Data:
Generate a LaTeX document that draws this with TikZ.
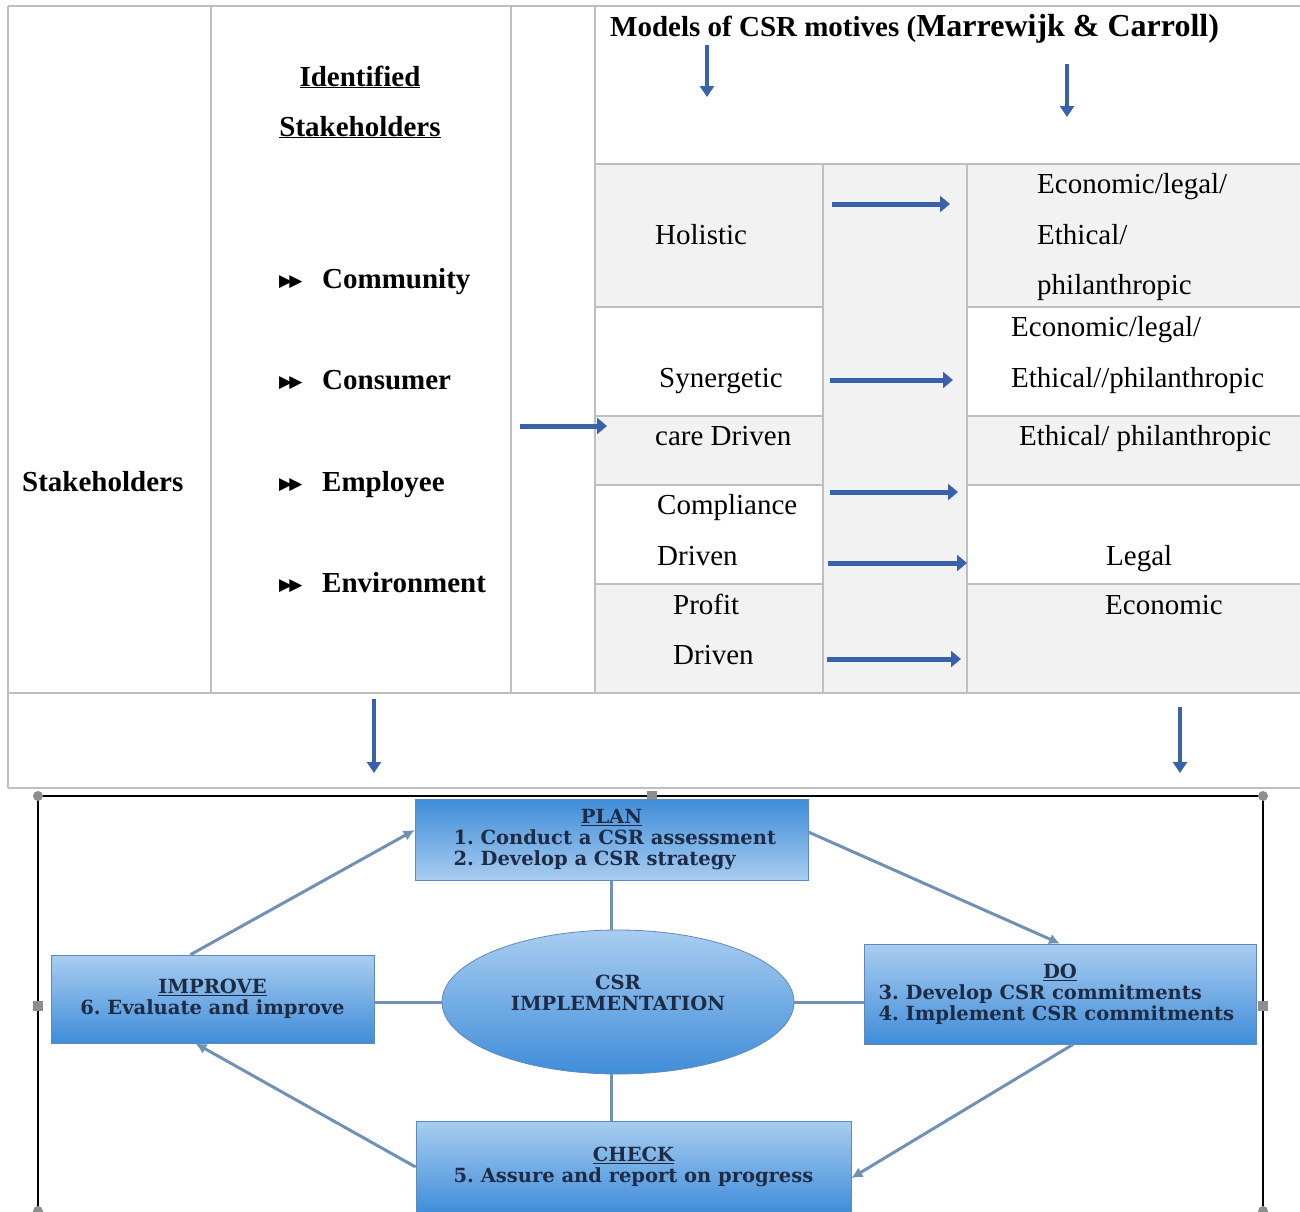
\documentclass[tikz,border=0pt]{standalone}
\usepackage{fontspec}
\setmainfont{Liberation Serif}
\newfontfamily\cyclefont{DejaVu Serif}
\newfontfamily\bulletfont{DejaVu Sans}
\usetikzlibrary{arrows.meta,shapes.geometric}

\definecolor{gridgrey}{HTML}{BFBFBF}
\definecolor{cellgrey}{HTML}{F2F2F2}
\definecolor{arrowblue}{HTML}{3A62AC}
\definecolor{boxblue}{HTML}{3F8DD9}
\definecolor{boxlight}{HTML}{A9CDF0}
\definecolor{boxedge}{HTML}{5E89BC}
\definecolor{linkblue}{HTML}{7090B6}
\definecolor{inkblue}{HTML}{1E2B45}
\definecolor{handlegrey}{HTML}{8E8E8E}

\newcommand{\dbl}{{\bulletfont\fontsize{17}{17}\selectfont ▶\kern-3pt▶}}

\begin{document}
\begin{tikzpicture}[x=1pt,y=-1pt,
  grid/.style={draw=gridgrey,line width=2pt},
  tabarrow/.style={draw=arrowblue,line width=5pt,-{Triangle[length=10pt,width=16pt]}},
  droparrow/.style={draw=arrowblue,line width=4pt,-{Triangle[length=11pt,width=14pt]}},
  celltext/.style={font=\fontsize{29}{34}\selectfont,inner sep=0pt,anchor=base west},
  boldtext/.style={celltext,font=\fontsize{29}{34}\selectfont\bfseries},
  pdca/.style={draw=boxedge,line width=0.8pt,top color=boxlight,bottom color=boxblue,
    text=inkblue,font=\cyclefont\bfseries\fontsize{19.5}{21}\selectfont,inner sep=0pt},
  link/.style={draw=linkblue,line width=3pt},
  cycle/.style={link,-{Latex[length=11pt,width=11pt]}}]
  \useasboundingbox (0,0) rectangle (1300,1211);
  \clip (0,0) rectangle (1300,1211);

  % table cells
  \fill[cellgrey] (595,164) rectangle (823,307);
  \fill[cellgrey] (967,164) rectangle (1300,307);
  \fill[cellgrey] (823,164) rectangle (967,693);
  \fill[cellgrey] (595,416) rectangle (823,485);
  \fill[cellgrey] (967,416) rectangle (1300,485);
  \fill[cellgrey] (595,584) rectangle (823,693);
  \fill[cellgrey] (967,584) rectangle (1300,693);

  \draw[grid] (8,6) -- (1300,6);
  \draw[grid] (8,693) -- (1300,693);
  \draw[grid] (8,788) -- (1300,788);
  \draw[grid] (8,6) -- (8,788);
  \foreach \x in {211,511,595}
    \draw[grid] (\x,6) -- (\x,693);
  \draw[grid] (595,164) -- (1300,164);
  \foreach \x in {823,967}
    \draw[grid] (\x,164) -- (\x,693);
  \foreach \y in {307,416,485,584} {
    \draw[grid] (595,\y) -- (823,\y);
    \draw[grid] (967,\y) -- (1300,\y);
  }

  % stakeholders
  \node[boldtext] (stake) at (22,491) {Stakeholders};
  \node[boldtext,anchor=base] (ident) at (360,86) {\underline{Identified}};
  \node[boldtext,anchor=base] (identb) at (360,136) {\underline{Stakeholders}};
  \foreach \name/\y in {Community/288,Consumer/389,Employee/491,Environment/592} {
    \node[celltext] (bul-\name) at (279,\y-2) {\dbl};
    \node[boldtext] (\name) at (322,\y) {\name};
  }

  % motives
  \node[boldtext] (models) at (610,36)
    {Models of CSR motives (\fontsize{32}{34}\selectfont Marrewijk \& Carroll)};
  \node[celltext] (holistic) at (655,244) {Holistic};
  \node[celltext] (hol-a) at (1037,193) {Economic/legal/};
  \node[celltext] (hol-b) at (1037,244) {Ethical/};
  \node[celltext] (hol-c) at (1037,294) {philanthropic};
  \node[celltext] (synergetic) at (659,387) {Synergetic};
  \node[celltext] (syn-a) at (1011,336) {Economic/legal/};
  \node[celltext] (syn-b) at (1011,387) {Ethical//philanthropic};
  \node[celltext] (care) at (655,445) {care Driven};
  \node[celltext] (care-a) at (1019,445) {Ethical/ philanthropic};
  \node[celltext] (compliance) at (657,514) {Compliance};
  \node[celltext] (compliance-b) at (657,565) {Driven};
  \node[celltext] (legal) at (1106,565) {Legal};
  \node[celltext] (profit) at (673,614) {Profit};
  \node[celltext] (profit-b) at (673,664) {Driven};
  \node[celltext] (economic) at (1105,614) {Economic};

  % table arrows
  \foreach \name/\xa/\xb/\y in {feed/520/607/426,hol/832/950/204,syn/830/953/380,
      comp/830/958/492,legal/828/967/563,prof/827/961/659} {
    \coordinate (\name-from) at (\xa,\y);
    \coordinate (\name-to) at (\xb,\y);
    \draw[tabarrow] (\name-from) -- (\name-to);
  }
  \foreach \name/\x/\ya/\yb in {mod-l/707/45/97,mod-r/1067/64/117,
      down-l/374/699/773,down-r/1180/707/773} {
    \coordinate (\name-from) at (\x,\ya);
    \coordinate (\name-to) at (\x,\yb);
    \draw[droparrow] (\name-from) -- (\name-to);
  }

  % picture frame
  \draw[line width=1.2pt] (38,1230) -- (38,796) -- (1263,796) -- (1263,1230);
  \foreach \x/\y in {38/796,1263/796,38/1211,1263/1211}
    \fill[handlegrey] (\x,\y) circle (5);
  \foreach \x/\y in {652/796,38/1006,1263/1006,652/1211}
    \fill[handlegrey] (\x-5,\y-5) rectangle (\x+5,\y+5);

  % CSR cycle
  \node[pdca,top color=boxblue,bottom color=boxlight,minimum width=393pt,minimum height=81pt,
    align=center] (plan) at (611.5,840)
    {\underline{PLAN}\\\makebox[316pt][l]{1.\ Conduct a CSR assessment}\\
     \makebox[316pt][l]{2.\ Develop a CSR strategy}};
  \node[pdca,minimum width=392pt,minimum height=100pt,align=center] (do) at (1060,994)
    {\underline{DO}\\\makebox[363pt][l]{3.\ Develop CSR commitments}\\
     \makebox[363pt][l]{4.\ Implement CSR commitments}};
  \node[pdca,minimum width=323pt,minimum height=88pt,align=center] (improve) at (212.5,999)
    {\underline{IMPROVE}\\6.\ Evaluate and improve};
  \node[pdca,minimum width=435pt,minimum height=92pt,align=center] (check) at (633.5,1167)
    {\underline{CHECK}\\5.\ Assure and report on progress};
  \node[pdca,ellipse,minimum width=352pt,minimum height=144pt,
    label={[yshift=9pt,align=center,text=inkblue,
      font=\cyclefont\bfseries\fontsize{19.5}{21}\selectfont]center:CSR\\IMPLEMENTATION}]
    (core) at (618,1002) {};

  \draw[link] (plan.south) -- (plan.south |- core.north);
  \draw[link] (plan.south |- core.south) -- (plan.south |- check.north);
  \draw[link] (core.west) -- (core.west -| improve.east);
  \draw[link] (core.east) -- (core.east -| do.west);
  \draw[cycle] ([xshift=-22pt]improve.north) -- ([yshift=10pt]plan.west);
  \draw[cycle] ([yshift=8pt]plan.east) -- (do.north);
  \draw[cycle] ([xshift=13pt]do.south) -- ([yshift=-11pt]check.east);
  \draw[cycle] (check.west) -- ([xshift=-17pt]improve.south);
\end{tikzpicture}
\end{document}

To be done: Output the material word for word, omitting its pictures.

Exercise solution:
Generate a LaTeX document that draws this with TikZ.
\documentclass[tikz,border=0pt]{standalone}
\usepackage{fontspec}
\setmainfont{Liberation Serif}
\newfontfamily\cyclefont{DejaVu Serif}
\newfontfamily\bulletfont{DejaVu Sans}
\usetikzlibrary{arrows.meta,shapes.geometric}

\definecolor{gridgrey}{HTML}{BFBFBF}
\definecolor{cellgrey}{HTML}{F2F2F2}
\definecolor{arrowblue}{HTML}{3A62AC}
\definecolor{boxblue}{HTML}{3F8DD9}
\definecolor{boxlight}{HTML}{A9CDF0}
\definecolor{boxedge}{HTML}{5E89BC}
\definecolor{linkblue}{HTML}{7090B6}
\definecolor{inkblue}{HTML}{1E2B45}
\definecolor{handlegrey}{HTML}{8E8E8E}

\newcommand{\dbl}{{\bulletfont\fontsize{17}{17}\selectfont ▶\kern-3pt▶}}

\begin{document}
\begin{tikzpicture}[x=1pt,y=-1pt,
  grid/.style={draw=gridgrey,line width=2pt},
  tabarrow/.style={draw=arrowblue,line width=5pt,-{Triangle[length=10pt,width=16pt]}},
  droparrow/.style={draw=arrowblue,line width=4pt,-{Triangle[length=11pt,width=14pt]}},
  celltext/.style={font=\fontsize{29}{34}\selectfont,inner sep=0pt,anchor=base west},
  boldtext/.style={celltext,font=\fontsize{29}{34}\selectfont\bfseries},
  pdca/.style={draw=boxedge,line width=0.8pt,top color=boxlight,bottom color=boxblue,
    text=inkblue,font=\cyclefont\bfseries\fontsize{19.5}{21}\selectfont,inner sep=0pt},
  link/.style={draw=linkblue,line width=3pt},
  cycle/.style={link,-{Latex[length=11pt,width=11pt]}}]
  \useasboundingbox (0,0) rectangle (1300,1211);
  \clip (0,0) rectangle (1300,1211);

  % table cells
  \fill[cellgrey] (595,164) rectangle (823,307);
  \fill[cellgrey] (967,164) rectangle (1300,307);
  \fill[cellgrey] (823,164) rectangle (967,693);
  \fill[cellgrey] (595,416) rectangle (823,485);
  \fill[cellgrey] (967,416) rectangle (1300,485);
  \fill[cellgrey] (595,584) rectangle (823,693);
  \fill[cellgrey] (967,584) rectangle (1300,693);

  \draw[grid] (8,6) -- (1300,6);
  \draw[grid] (8,693) -- (1300,693);
  \draw[grid] (8,788) -- (1300,788);
  \draw[grid] (8,6) -- (8,788);
  \foreach \x in {211,511,595}
    \draw[grid] (\x,6) -- (\x,693);
  \draw[grid] (595,164) -- (1300,164);
  \foreach \x in {823,967}
    \draw[grid] (\x,164) -- (\x,693);
  \foreach \y in {307,416,485,584} {
    \draw[grid] (595,\y) -- (823,\y);
    \draw[grid] (967,\y) -- (1300,\y);
  }

  % stakeholders
  \node[boldtext] (stake) at (22,491) {Stakeholders};
  \node[boldtext,anchor=base] (ident) at (360,86) {\underline{Identified}};
  \node[boldtext,anchor=base] (identb) at (360,136) {\underline{Stakeholders}};
  \foreach \name/\y in {Community/288,Consumer/389,Employee/491,Environment/592} {
    \node[celltext] (bul-\name) at (279,\y-2) {\dbl};
    \node[boldtext] (\name) at (322,\y) {\name};
  }

  % motives
  \node[boldtext] (models) at (610,36)
    {Models of CSR motives (\fontsize{32}{34}\selectfont Marrewijk \& Carroll)};
  \node[celltext] (holistic) at (655,244) {Holistic};
  \node[celltext] (hol-a) at (1037,193) {Economic/legal/};
  \node[celltext] (hol-b) at (1037,244) {Ethical/};
  \node[celltext] (hol-c) at (1037,294) {philanthropic};
  \node[celltext] (synergetic) at (659,387) {Synergetic};
  \node[celltext] (syn-a) at (1011,336) {Economic/legal/};
  \node[celltext] (syn-b) at (1011,387) {Ethical//philanthropic};
  \node[celltext] (care) at (655,445) {care Driven};
  \node[celltext] (care-a) at (1019,445) {Ethical/ philanthropic};
  \node[celltext] (compliance) at (657,514) {Compliance};
  \node[celltext] (compliance-b) at (657,565) {Driven};
  \node[celltext] (legal) at (1106,565) {Legal};
  \node[celltext] (profit) at (673,614) {Profit};
  \node[celltext] (profit-b) at (673,664) {Driven};
  \node[celltext] (economic) at (1105,614) {Economic};

  % table arrows
  \foreach \name/\xa/\xb/\y in {feed/520/607/426,hol/832/950/204,syn/830/953/380,
      comp/830/958/492,legal/828/967/563,prof/827/961/659} {
    \coordinate (\name-from) at (\xa,\y);
    \coordinate (\name-to) at (\xb,\y);
    \draw[tabarrow] (\name-from) -- (\name-to);
  }
  \foreach \name/\x/\ya/\yb in {mod-l/707/45/97,mod-r/1067/64/117,
      down-l/374/699/773,down-r/1180/707/773} {
    \coordinate (\name-from) at (\x,\ya);
    \coordinate (\name-to) at (\x,\yb);
    \draw[droparrow] (\name-from) -- (\name-to);
  }

  % picture frame
  \draw[line width=1.2pt] (38,1230) -- (38,796) -- (1263,796) -- (1263,1230);
  \foreach \x/\y in {38/796,1263/796,38/1211,1263/1211}
    \fill[handlegrey] (\x,\y) circle (5);
  \foreach \x/\y in {652/796,38/1006,1263/1006,652/1211}
    \fill[handlegrey] (\x-5,\y-5) rectangle (\x+5,\y+5);

  % CSR cycle
  \node[pdca,top color=boxblue,bottom color=boxlight,minimum width=393pt,minimum height=81pt,
    align=center] (plan) at (611.5,840)
    {\underline{PLAN}\\\makebox[316pt][l]{1.\ Conduct a CSR assessment}\\
     \makebox[316pt][l]{2.\ Develop a CSR strategy}};
  \node[pdca,minimum width=392pt,minimum height=100pt,align=center] (do) at (1060,994)
    {\underline{DO}\\\makebox[363pt][l]{3.\ Develop CSR commitments}\\
     \makebox[363pt][l]{4.\ Implement CSR commitments}};
  \node[pdca,minimum width=323pt,minimum height=88pt,align=center] (improve) at (212.5,999)
    {\underline{IMPROVE}\\6.\ Evaluate and improve};
  \node[pdca,minimum width=435pt,minimum height=92pt,align=center] (check) at (633.5,1167)
    {\underline{CHECK}\\5.\ Assure and report on progress};
  \node[pdca,ellipse,minimum width=352pt,minimum height=144pt,
    label={[yshift=9pt,align=center,text=inkblue,
      font=\cyclefont\bfseries\fontsize{19.5}{21}\selectfont]center:CSR\\IMPLEMENTATION}]
    (core) at (618,1002) {};

  \draw[link] (plan.south) -- (plan.south |- core.north);
  \draw[link] (plan.south |- core.south) -- (plan.south |- check.north);
  \draw[link] (core.west) -- (core.west -| improve.east);
  \draw[link] (core.east) -- (core.east -| do.west);
  \draw[cycle] ([xshift=-22pt]improve.north) -- ([yshift=10pt]plan.west);
  \draw[cycle] ([yshift=8pt]plan.east) -- (do.north);
  \draw[cycle] ([xshift=13pt]do.south) -- ([yshift=-11pt]check.east);
  \draw[cycle] (check.west) -- ([xshift=-17pt]improve.south);
\end{tikzpicture}
\end{document}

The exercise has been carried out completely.